Les Chemins de la mémoire

José Luis Peñafuerte
Avec la participation de Francisco Etxeberría, Emilio Silva, Jorge Semprún, Marcos Ana, Natividad Rodrigo, Marisa Paredes
Belgique, Espagne | 2008 | 1h36
Quand la mémoire fait place à l'oubli
Un documentaire qui brise le silence sur la question de la reconnaissance des victimes de la Guerre Civile espagnole.
Il y a quelques mois, le grand écran nous offrait un film prodigieux, tout en finesse et en intelligence, sur la récupération de la mémoire historique au Chili : Nostalgie de la lumière de Patricio Guzmán. Quasi simultanément, José Luis Peñafuerte (Belgique, 1973) sort sur nos écrans Les Chemins de la mémoire, un documentaire qui aborde la question des disparus de la Guerre Civile et de la dictature franquiste. Il aura fallu près de trente ans après la mort de Franco pour que soit approuvée une Loi de Mémoire Historique, visant à rétablir dans leurs droits toutes les victimes de la Guerre civile espagnole et des années postérieures, en facilitant notamment les exhumations des fosses communes. Ce processus est encore loin d’être évident. Le juge Baltasar Garzón, qui avait donné l’ordre d’entamer des recherches de corps, a été débouté de ses fonctions en 2010 pour avoir brisé la Loi d’Amnistie votée lors de la Transition espagnole.

Les exhumations de cadavres républicains sont précisément l’un des axes de ce documentaire. Le réalisateur suit le travail de fouilles mené par une association dans un petit village. Au milieu d’un champ, des bénévoles grattent méticuleusement la terre pour découvrir des cadavres de républicains tués pendant la Guerre civile. Les familles viennent voir la progression des recherches, l’émotion et la mémoire refont surface. Certaines personnes espèrent retrouver un proche, un frère, un père, tué et enterré ici, à la va-vite, il y a des années.

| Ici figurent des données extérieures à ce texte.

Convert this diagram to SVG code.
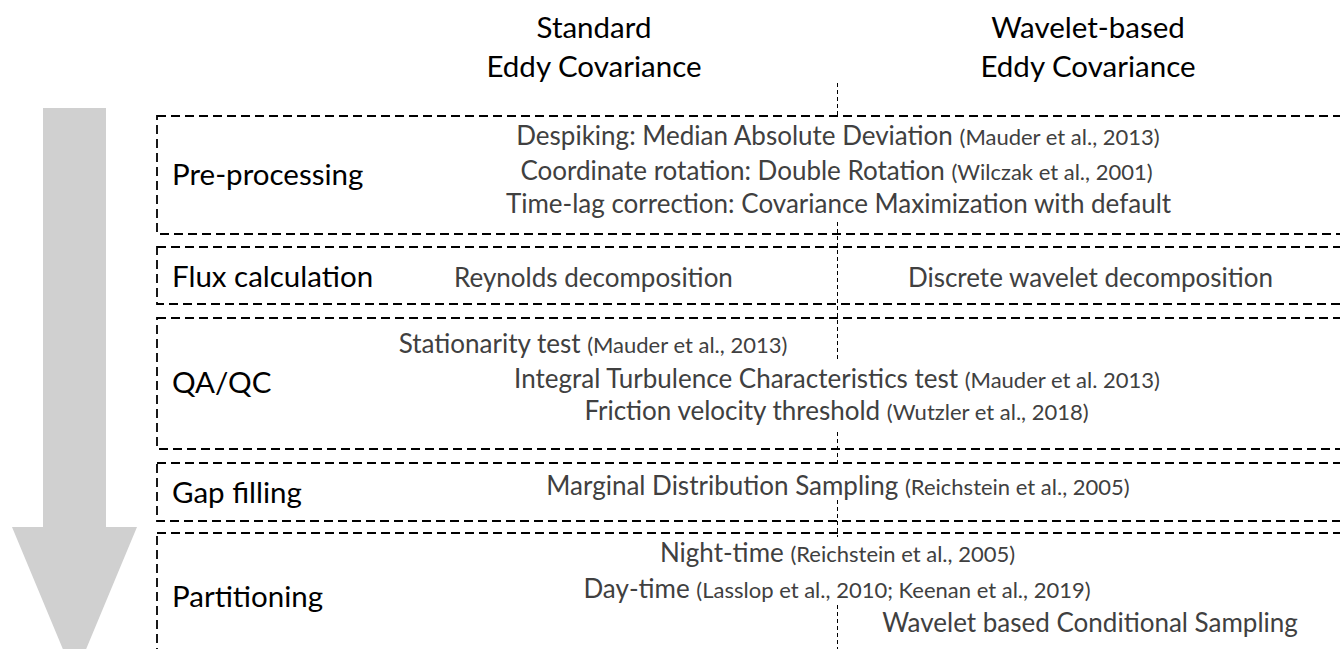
<svg xmlns="http://www.w3.org/2000/svg" width="1340" height="649" viewBox="0 0 1340 649">
<style>
.box{fill:none;stroke:#000;stroke-width:1.8;stroke-dasharray:9 5}
.div{fill:none;stroke:#000;stroke-width:1;stroke-dasharray:4 3}
.hd{font-family:Lato,"Liberation Sans",sans-serif;font-size:29.5px;fill:#000;text-anchor:middle}
.lb{font-family:Lato,"Liberation Sans",sans-serif;font-size:29.5px;fill:#000}
.tx{font-family:Lato,"Liberation Sans",sans-serif;font-size:26px;fill:#404040;text-anchor:middle}
.ct{font-size:22px}
</style>
<rect width="1340" height="649" fill="#fff"/>
<g id="arrow"><polygon points="43,108 106,108 106,527 137,527 74.5,677 12,527 43,527" fill="#d0d0d0"/></g>
<g id="headers">
<text class="hd" x="594" y="38">Standard</text>
<text class="hd" x="594" y="77">Eddy Covariance</text>
<text class="hd" x="1088" y="38">Wavelet-based</text>
<text class="hd" x="1088" y="77">Eddy Covariance</text>
</g>
<g id="connectors">
<line class="div" x1="837.5" y1="83" x2="837.5" y2="118"/>
<line class="div" x1="837.5" y1="222" x2="837.5" y2="359"/>
<line class="div" x1="837.5" y1="432" x2="837.5" y2="465"/>
<line class="div" x1="837.5" y1="500" x2="837.5" y2="537"/>
<line class="div" x1="837.5" y1="605" x2="837.5" y2="649"/>
</g>
<g id="preprocessing">
<rect class="box" x="157" y="116" width="1200" height="118"/>
<text class="lb" x="172" y="185">Pre-processing</text>
<text class="tx" x="838" y="145">Despiking: Median Absolute Deviation <tspan class="ct">(Mauder et al., 2013)</tspan></text>
<text class="tx" x="836.5" y="180">Coordinate rotation: Double Rotation <tspan class="ct">(Wilczak et al., 2001)</tspan></text>
<text class="tx" x="838.5" y="213">Time-lag correction: Covariance Maximization with default</text>
</g>
<g id="flux">
<rect class="box" x="157" y="247" width="1200" height="57"/>
<text class="lb" x="172" y="287">Flux calculation</text>
<text class="tx" x="593.5" y="287">Reynolds decomposition</text>
<text class="tx" x="1090.5" y="287">Discrete wavelet decomposition</text>
</g>
<g id="qaqc">
<rect class="box" x="157" y="318" width="1200" height="131"/>
<text class="lb" x="172" y="393">QA/QC</text>
<text class="tx" x="593" y="353">Stationarity test <tspan class="ct">(Mauder et al., 2013)</tspan></text>
<text class="tx" x="837" y="388">Integral Turbulence Characteristics test <tspan class="ct">(Mauder et al. 2013)</tspan></text>
<text class="tx" x="836.5" y="420">Friction velocity threshold <tspan class="ct">(Wutzler et al., 2018)</tspan></text>
</g>
<g id="gapfilling">
<rect class="box" x="157" y="463" width="1200" height="58"/>
<text class="lb" x="172" y="503">Gap filling</text>
<text class="tx" x="838" y="495">Marginal Distribution Sampling <tspan class="ct">(Reichstein et al., 2005)</tspan></text>
</g>
<g id="partitioning">
<rect class="box" x="157" y="533" width="1200" height="150"/>
<text class="lb" x="172" y="607">Partitioning</text>
<text class="tx" x="837.5" y="562">Night-time <tspan class="ct">(Reichstein et al., 2005)</tspan></text>
<text class="tx" x="837" y="598">Day-time <tspan class="ct">(Lasslop et al., 2010; Keenan et al., 2019)</tspan></text>
<text class="tx" x="1090" y="632">Wavelet based Conditional Sampling</text>
</g>
</svg>
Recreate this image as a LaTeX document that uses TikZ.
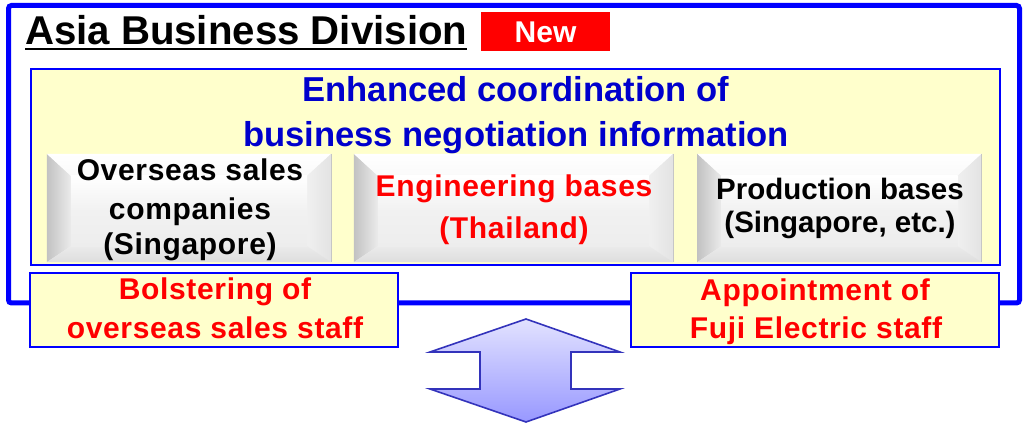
\documentclass[tikz,border=0pt]{standalone}
\usepackage{fontspec}
\setmainfont{Liberation Sans}
\newfontfamily\wideface[LetterSpace=2.2]{Liberation Sans}
\usetikzlibrary{calc}

\definecolor{frameblue}{HTML}{0000FF}
\definecolor{titleblue}{HTML}{0000CC}
\definecolor{paleyellow}{HTML}{FFFFCC}
\definecolor{alertred}{HTML}{FF0000}
\definecolor{arrowedge}{HTML}{3333BB}
\definecolor{arrowtop}{HTML}{E2E2FF}
\definecolor{arrowbottom}{HTML}{9898FF}

\tikzset{
  txt/.style={inner sep=0pt, outer sep=0pt, anchor=base, font=\bfseries},
  yellowbox/.style={draw=frameblue, line width=2pt, fill=paleyellow, inner sep=0pt},
  greybox/.style={inner sep=0pt, minimum height=108pt, fill=gray!12},
  headtext/.style={txt, text=titleblue, font=\bfseries\fontsize{34.6}{42}\selectfont},
  boxtext/.style={txt, text=black, font=\wideface\bfseries\fontsize{30}{36}\selectfont},
  boxtextb/.style={txt, text=black, font=\bfseries\fontsize{29.5}{36}\selectfont},
  redtext/.style={txt, text=alertred, font=\wideface\bfseries\fontsize{30}{36}\selectfont},
}

% bevelled edges around a grey button node
\newcommand\bevelize[1]{%
  \shade[left color=gray!48, right color=gray!16]
    (#1.north west) -- ($(#1.north west)+(24,22)$) -- ($(#1.south west)+(24,-16)$) -- (#1.south west) -- cycle;
  \shade[top color=white, bottom color=white!96!gray]
    (#1.north west) -- (#1.north east) -- ($(#1.north east)+(-24,22)$) -- ($(#1.north west)+(24,22)$) -- cycle;
  \shade[left color=gray!12, right color=gray!22]
    (#1.north east) -- (#1.south east) -- ($(#1.south east)+(-24,-16)$) -- ($(#1.north east)+(-24,22)$) -- cycle;
  \shade[top color=gray!16, bottom color=gray!26]
    (#1.south west) -- ($(#1.south west)+(24,-16)$) -- ($(#1.south east)+(-24,-16)$) -- (#1.south east) -- cycle;
  \shade[top color=white, bottom color=gray!14, middle color=gray!11]
    ($(#1.north west)+(24,22)$) rectangle ($(#1.south east)+(-24,-16)$);
  \draw[gray!45, line width=0.8pt] (#1.north east) -- (#1.south east);
}

\begin{document}
\begin{tikzpicture}[x=1pt, y=-1pt]
  \useasboundingbox (0,0) rectangle (1023,430);
  \fill[white] (0,0) rectangle (1023,430);

  % division frame
  \draw[frameblue, line width=5pt, rounded corners=3pt] (8.5,5.5) rectangle (1019.5,303);

  % heading of the division
  \node[txt, anchor=base west, font=\bfseries\fontsize{40.2}{46}\selectfont] (ttl) at (25,45) {Asia Business Division};
  \draw[black, line width=2pt] ($(ttl.base west)+(0,4)$) -- ($(ttl.base east)+(0,4)$);
  \node[fill=alertred, minimum width=129pt, minimum height=39pt, inner sep=0pt] (newbox) at (545.5,31.5) {};
  \node[txt, text=white, font=\bfseries\fontsize{30}{36}\selectfont] (newlbl) at (545.5,43) {New};

  % coordination panel
  \node[yellowbox, minimum width=969pt, minimum height=196pt] (main) at (515.5,167) {};
  \node[headtext] (head1) at (516,102) {Enhanced coordination of};
  \node[headtext] (head2) at (516,147) {business negotiation information};

  % grey buttons
  \node[greybox, minimum width=284pt] (sales) at (189,208) {};
  \bevelize{sales}
  \node[greybox, minimum width=319pt] (eng) at (513.5,208) {};
  \bevelize{eng}
  \node[greybox, minimum width=284pt] (prod) at (839.5,208) {};
  \bevelize{prod}

  \node[boxtext] (sales1) at (190,181) {Overseas sales};
  \node[boxtext] (sales2) at (190,220) {companies};
  \node[boxtext] (sales3) at (190,255) {(Singapore)};

  \node[boxtext, text=alertred] (eng1) at (514,197) {Engineering bases};
  \node[boxtext, text=alertred] (eng2) at (514,239) {(Thailand)};

  \node[boxtextb] (prod1) at (840,200) {Production bases};
  \node[boxtextb] (prod2) at (840,233) {(Singapore, etc.)};

  % measures below the frame
  \node[yellowbox, minimum width=368pt, minimum height=74pt] (staffL) at (214,310) {};
  \node[redtext] (staffL1) at (215,300) {Bolstering of};
  \node[redtext] (staffL2) at (215,339) {overseas sales staff};

  \node[yellowbox, minimum width=368pt, minimum height=74pt] (staffR) at (815,310) {};
  \node[redtext] (staffR1) at (815,301) {Appointment of};
  \node[redtext] (staffR2) at (816,339) {Fuji Electric staff};

  % two-way arrow
  \draw[arrowedge, line width=1.6pt, line join=miter, top color=arrowtop, bottom color=arrowbottom]
    (526,319) -- (620,352) -- (571,352) -- (571,389) -- (620,389) -- (526,422)
    -- (430,389) -- (480,389) -- (480,352) -- (430,352) -- cycle;
\end{tikzpicture}
\end{document}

Ces images sont un point d’ancrage dont se sert le réalisateur pour questionner le rapport à l’histoire. Peñafuerte parvient à rendre la complexité du problème sans pour autant tomber dans un quelconque procès : la parole est donnée aux protagonistes – les témoins, plus ou moins directs – et une voix-off, servie par Marisa Paredes, se fait l’écho d’autres voix (textes de lois, poèmes…). Natividad Rodrigo, une victime du franquisme, vient témoigner auprès d’élèves de la répression subie par une partie de la population. Quelques adolescents réagissent avec véhémence en souhaitant que l’on ne parle plus de cette histoire, signe des tensions qui parcourent la société espagnole. Des images nous montrent un rassemblement récent pro-Franco dans le tristement célèbre Valle de los Caídos, monument célébrant la « croisade » franquiste, érigé dans la souffrance par des prisonniers républicains. L’écrivain et militant Jorge Semprún ainsi que le poète et ancien prisonnier politique Marcos Ana apportent leur éclairage sur ces années de plomb et sur cette mémoire à reconstruire. Le va-et-vient entre ces images, parfois contradictoires, et celles des corps, bien vivants, de deux danseurs qui exécutent sur scène une sorte de combat fratricide, témoigne de la perspicacité du réalisateur, capable d’associer plusieurs types de matériaux et d’arts pour créer ainsi un récit polyphonique et polychrome.

Si certains peuvent réagir avec agacement face à une prétendue avalanche d’œuvres sur la question de la mémoire historique, Los caminos de la memoria n’en est pas moins précieux. Il s’agit d’un document non seulement nécessaire pour briser le silence mais aussi d’un film brillant par sa construction et son analyse de la situation actuelle.